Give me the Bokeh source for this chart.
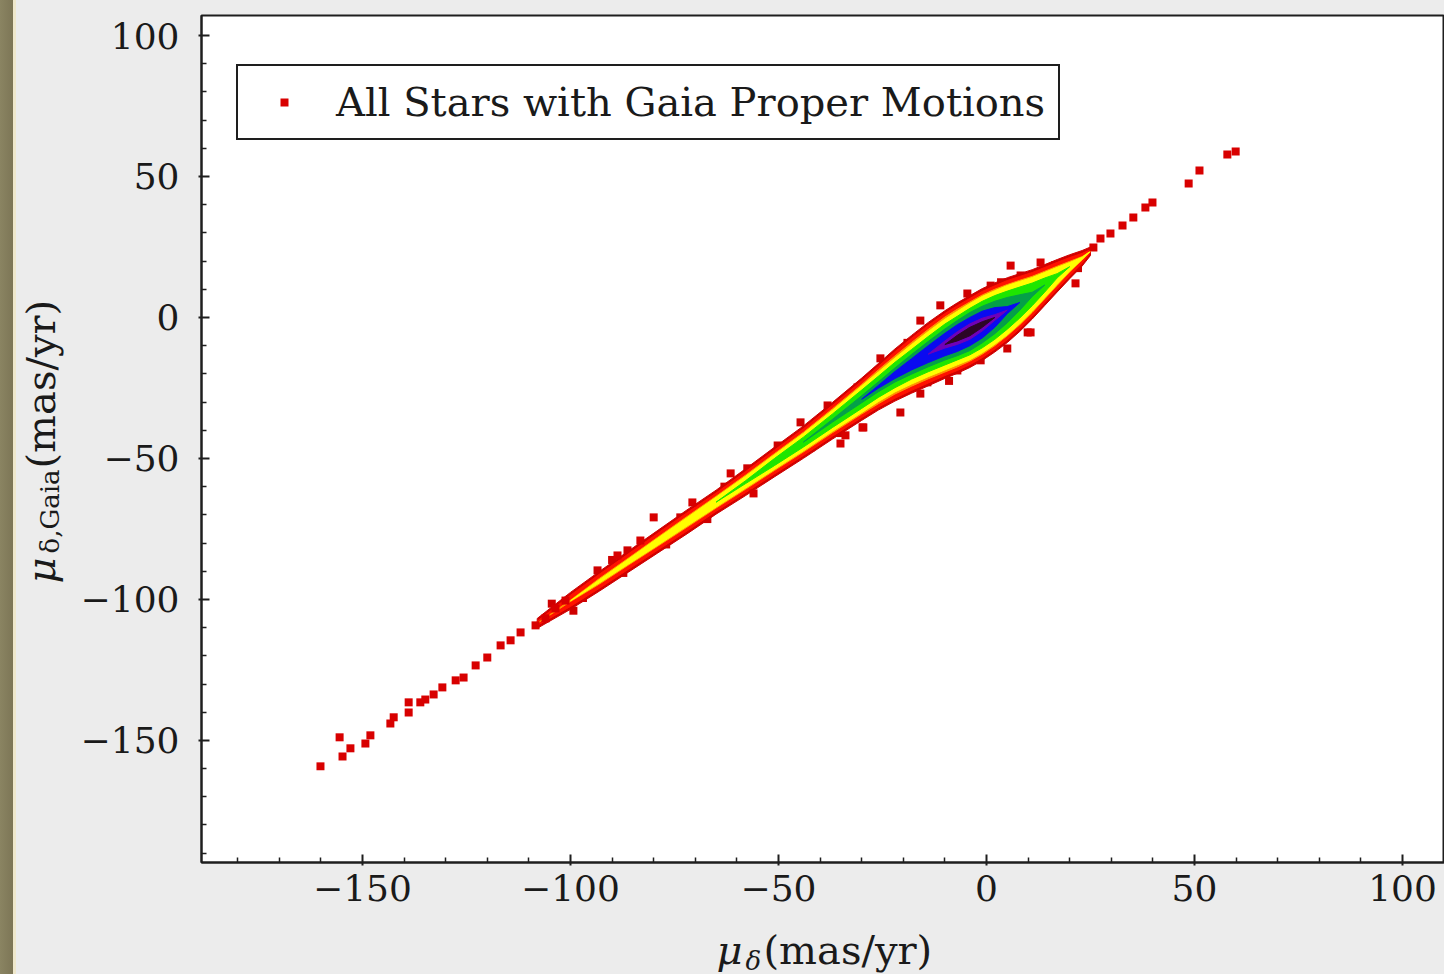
from bokeh.plotting import figure
from bokeh.models import Range1d, FixedTicker, Legend, LegendItem, Div
from bokeh.layouts import row, column
from bokeh.embed import file_html
from bokeh.resources import INLINE
from bokeh.core.properties import value

# ---------------- data ----------------
# stations along the main ridge of the density (x in mas/yr) and the ridge centre (y)
ridge_x = [-108, -100, -93, -86, -79, -72, -65, -58, -51, -44, -37, -30, -26, -22, -18,
           -14, -10, -7, -4, -1, 2, 5, 8, 11, 14, 17, 20, 23, 25]
ridge_y = [-108.5, -100.5, -93.5, -86.5, -79.5, -72.5, -65.5, -58.5, -51.3, -44.2, -36.6,
           -29.0, -24.6, -20.4, -16.6, -13.0, -9.6, -7.3, -5.0, -2.5, 0.0, 2.6, 5.3, 8.2,
           11.5, 14.8, 18.0, 21.0, 23.5]

# vertical thickness of each density level at the stations (mas/yr)
w_darkred = [3.5, 6, 7, 7.5, 8, 8.5, 8.5, 9.5, 10.5, 11.5, 13, 15, 16.5, 18.5, 20.5,
             22.5, 24, 25, 25.5, 25.5, 24.5, 23, 20.5, 17.5, 14.5, 11.5, 8.5, 5.5, 3]
w_red = [1.5, 4, 5, 5.5, 6, 6.5, 6.5, 7.5, 8.5, 9.5, 11, 13, 14.5, 16.5, 18.5,
         20.5, 22, 23, 23.5, 23.5, 22.5, 21, 18.5, 15.5, 12.5, 9.5, 6.5, 3.5, 1]
w_orange = [0, 0.5, 2, 2.5, 3.2, 3.8, 4.2, 5, 6, 7, 8.5, 10.5, 12, 13.5, 15.5,
            17.5, 19.5, 20.5, 21, 21, 20, 18.2, 15.8, 12.8, 9.8, 6.8, 3.8, 1.2, 0]
w_yellow = [0, 0, 1.2, 1.8, 2.5, 3, 3.5, 4.2, 5.2, 6.2, 7.5, 9.5, 10.5, 12, 14,
            16, 18, 19, 20, 20, 19, 17.5, 15, 12, 9, 6, 3, 0.8, 0]
w_green = [0, 0, 0, 0, 0, 0, 0, 1, 2.5, 3.5, 4.8, 6.5, 7.5, 9, 10.5,
           12.5, 14.5, 15.5, 16.5, 16.5, 15.5, 13.5, 11, 8, 5, 1.5, 0, 0, 0]
w_teal = [0, 0, 0, 0, 0, 0, 0, 0, 0, 0, 1, 2.5, 3.5, 5, 7,
          9, 11, 12.5, 13.5, 13, 11.5, 9, 5.5, 1.5, 0, 0, 0, 0, 0]
w_blue = [0, 0, 0, 0, 0, 0, 0, 0, 0, 0, 0, 0, 1, 2.5, 4,
          6, 8, 9.5, 10, 9.5, 7, 2.5, 0, 0, 0, 0, 0, 0, 0]
w_purple = [0, 0, 0, 0, 0, 0, 0, 0, 0, 0, 0, 0, 0, 0, 0,
            0, 2.5, 4.5, 5.5, 4.5, 2, 0, 0, 0, 0, 0, 0, 0, 0]
w_dark = [0, 0, 0, 0, 0, 0, 0, 0, 0, 0, 0, 0, 0, 0, 0,
          0, 0, 2, 3, 2, 0, 0, 0, 0, 0, 0, 0, 0, 0]

level_widths = [w_darkred, w_red, w_orange, w_yellow, w_green, w_teal, w_blue, w_purple, w_dark]
level_colors = ["#cf0000", "#ff1200", "#ff9600", "#ffff00", "#1ee600", "#04a048",
                "#0a0af0", "#7000b8", "#2c0626"]

# individual stars outside the dense ridge
star_x = [-160.1, -154.8, -155.5, -152.9, -149.3, -148.1, -143.3, -142.5, -138.9, -138.9,
          -136.1, -134.9, -132.9, -130.8, -127.6, -125.7, -122.8, -120.0, -116.8, -114.4,
          -112.0, -108.4, -106.0, -103.6, -101.2,
          -80.0, -88.7, -70.7, -61.5, -56.0, -83.2, -35.1, -29.8, -33.9, 10.6, 5.8, 13.0, 21.4,
          25.7, 27.4, 29.8, 32.7, 35.3, 38.2, 39.9, 48.6, 51.2, 57.9, 59.9]
star_y = [-159.2, -155.7, -148.9, -152.8, -151.1, -148.2, -144.0, -141.8, -140.1, -136.5,
          -136.5, -135.5, -133.7, -131.2, -128.7, -127.7, -123.4, -120.6, -116.3, -114.5,
          -111.7, -109.2, -106.7, -103.2, -100.4,
          -70.9, -84.4, -65.6, -55.3, -62.4, -79.1, -44.7, -39.0, -41.8, -5.3, 18.4, 19.5, 12.1,
          24.8, 28.0, 29.8, 32.6, 35.5, 39.0, 40.8, 47.5, 52.1, 57.8, 58.9]

# single stars that make the ragged rim of the ridge
rim_x = [-50.2, -44.7, -38.2, -31.0, -25.5, -47.8, -42.3, -29.6, -20.7, -15.9,
         -15.9, -11.1, -4.6, 1.0, 8.2, 9.9, 5.0, -1.4, -7.0, -14.2, -20.7,
         -93.5, -86.3, -73.6, -99.3, -87.3, -67.1,
         -104.5, -97.0, -90.0, -77.0, -63.0, -57.5, -40.5, -35.0, -19.0, -9.0, 3.5, 16.5, 22.0]
rim_y = [-45.4, -37.2, -31.2, -24.8, -14.5, -50.7, -46.1, -39.0, -33.7, -27.0,
         -1.1, 4.3, 8.5, 11.3, 14.9, -5.3, -11.0, -15.2, -18.8, -23.0, -26.6,
         -89.7, -82.6, -70.9, -104.0, -90.6, -71.5,
         -101.5, -99.5, -86.0, -80.5, -60.0, -53.5, -41.5, -41.0, -9.0, -22.5, 12.5, 18.5, 17.5]

x_ticks = [-150, -100, -50, 0, 50, 100]
x_tick_labels = ["\u2212150", "\u2212100", "\u221250", "0", "50", "100"]
y_ticks = [-150, -100, -50, 0, 50, 100]
y_tick_labels = ["\u2212150", "\u2212100", "\u221250", "0", "50", "100"]
legend_label = "All Stars with Gaia Proper Motions"

# ---------------- figure ----------------
TEXT = "#1a1a1a"
FONT = "DejaVu Serif"
BG = "#ececec"

p = figure(width=1378, height=920, output_backend="svg", toolbar_location=None,
           x_range=Range1d(-188.7, 110.1), y_range=Range1d(-193.3, 107.1),
           min_border_left=135, min_border_right=0, min_border_top=15, min_border_bottom=58)
p.background_fill_color = "white"
p.border_fill_color = BG
p.outline_line_color = "#1e1e1e"
p.outline_line_width = 2
p.xgrid.visible = False
p.ygrid.visible = False


def band(widths):
    idx = [i for i, v in enumerate(widths) if v > 0]
    i0 = max(idx[0] - 1, 0)
    i1 = min(idx[-1] + 1, len(widths) - 1)
    xs = ridge_x[i0:i1 + 1]
    up = [ridge_y[i] + widths[i] / 2 for i in range(i0, i1 + 1)]
    lo = [ridge_y[i] - widths[i] / 2 for i in range(i0, i1 + 1)]
    return xs + xs[::-1], up + lo[::-1]


for i, (widths, col) in enumerate(zip(level_widths, level_colors)):
    bx, by = band(widths)
    p.patch(bx, by, fill_color=col, line_color=col, line_width=1)
    if i == 0:
        p.scatter(rim_x, rim_y, marker="square", size=8, fill_color=col, line_color=None)

stars = p.scatter(star_x, star_y, marker="square", size=8, fill_color="#d80000", line_color=None)

legend = Legend(items=[LegendItem(label=legend_label, renderers=[stars])],
                location=(35, 722), padding=13, glyph_width=66, glyph_height=20,
                label_standoff=19, label_text_font=FONT, label_text_font_size="40px",
                label_text_color=TEXT, border_line_color="#1e1e1e", border_line_width=2,
                border_line_alpha=1.0, background_fill_color="white",
                background_fill_alpha=1.0, margin=0, spacing=0)
p.add_layout(legend)

x_minor = [v for v in range(-180, 111, 10) if v not in x_ticks]
y_minor = [v for v in range(-190, 101, 10) if v not in y_ticks]
p.xaxis.ticker = FixedTicker(ticks=x_ticks, minor_ticks=x_minor)
p.yaxis.ticker = FixedTicker(ticks=y_ticks, minor_ticks=y_minor)
p.xaxis.major_label_overrides = dict(zip(x_ticks, x_tick_labels))
p.yaxis.major_label_overrides = dict(zip(y_ticks, y_tick_labels))

for ax in (p.xaxis[0], p.yaxis[0]):
    ax.axis_line_width = 2
    ax.axis_line_color = "#1e1e1e"
    ax.major_tick_in = 8
    ax.major_tick_out = 3
    ax.minor_tick_in = 5
    ax.minor_tick_out = 0
    ax.major_tick_line_width = 2
    ax.minor_tick_line_width = 1.5
    ax.major_tick_line_color = "#1e1e1e"
    ax.minor_tick_line_color = "#1e1e1e"
    ax.major_label_text_font = FONT
    ax.major_label_text_font_size = "36px"
    ax.major_label_text_color = TEXT
p.xaxis.major_label_standoff = 9
p.yaxis.major_label_standoff = 19


def title_fig(w, h, xr, yr, bl=0, bt=0, bb=0):
    # ranges are page pixels (x from the left edge, y up from the bottom edge)
    f = figure(width=w, height=h, output_backend="svg", toolbar_location=None,
               x_range=Range1d(*xr), y_range=Range1d(*yr),
               x_axis_location=None, y_axis_location=None, min_border=0,
               min_border_left=bl, min_border_right=0, min_border_top=bt,
               min_border_bottom=bb)
    f.background_fill_color = BG
    f.border_fill_color = BG
    f.outline_line_color = None
    f.xgrid.visible = False
    f.ygrid.visible = False
    return f


def put(f, text, x, y, size, style="normal", angle=0.0):
    f.text(x=[x], y=[y], text=[text], text_font=value(FONT), text_font_size=size,
           text_font_style=style, text_color=TEXT, angle=angle,
           text_align="left", text_baseline="alphabetic")


# x-axis title  mu_delta (mas/yr)   (frame = page x 201..1444, page y 0..54 from bottom)
xt = title_fig(1428, 54, (201, 1444), (0, 54), bl=185)
put(xt, "\u03bc", 716, 25, "40px", "italic")
put(xt, "\u03b4", 745, 14, "26px", "italic")
put(xt, "(mas/yr)", 763, 25, "40px")

# y-axis title  mu_{delta,Gaia} (mas/yr)  (frame = page x 16..66, page y 112..959 from bottom)
yt = title_fig(50, 920, (16, 66), (112, 959), bt=15, bb=58)
A = 1.5707963
put(yt, "\u03bc", 40, 391, "40px", "italic", A)
put(yt, "\u03b4,Gaia", 49, 421, "26px", "normal", A)
put(yt, "(mas/yr)", 40, 506, "40px", "normal", A)

strip = Div(width=16, height=974, text="", margin=0,
            styles={"background": "linear-gradient(to right, #8a8462 0px, #7d7656 13px, #efe8cc 13px, #efe8cc 16px)"})
bgstyle = {"background-color": BG}
layout = row(strip, column(row(yt, p, styles=bgstyle), xt, styles=bgstyle), styles=bgstyle)

open("out.html", "w").write(file_html(layout, INLINE))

-- WHAT IS REQUIRED --
Reproduce only the lines from the beginning of the data through the line that contains "from bokeh.core.properties import value", both included, and please drop the pictures.

-- FULL OUTPUT --
Give me the Bokeh source for this chart.
from bokeh.plotting import figure
from bokeh.models import Range1d, FixedTicker, Legend, LegendItem, Div
from bokeh.layouts import row, column
from bokeh.embed import file_html
from bokeh.resources import INLINE
from bokeh.core.properties import value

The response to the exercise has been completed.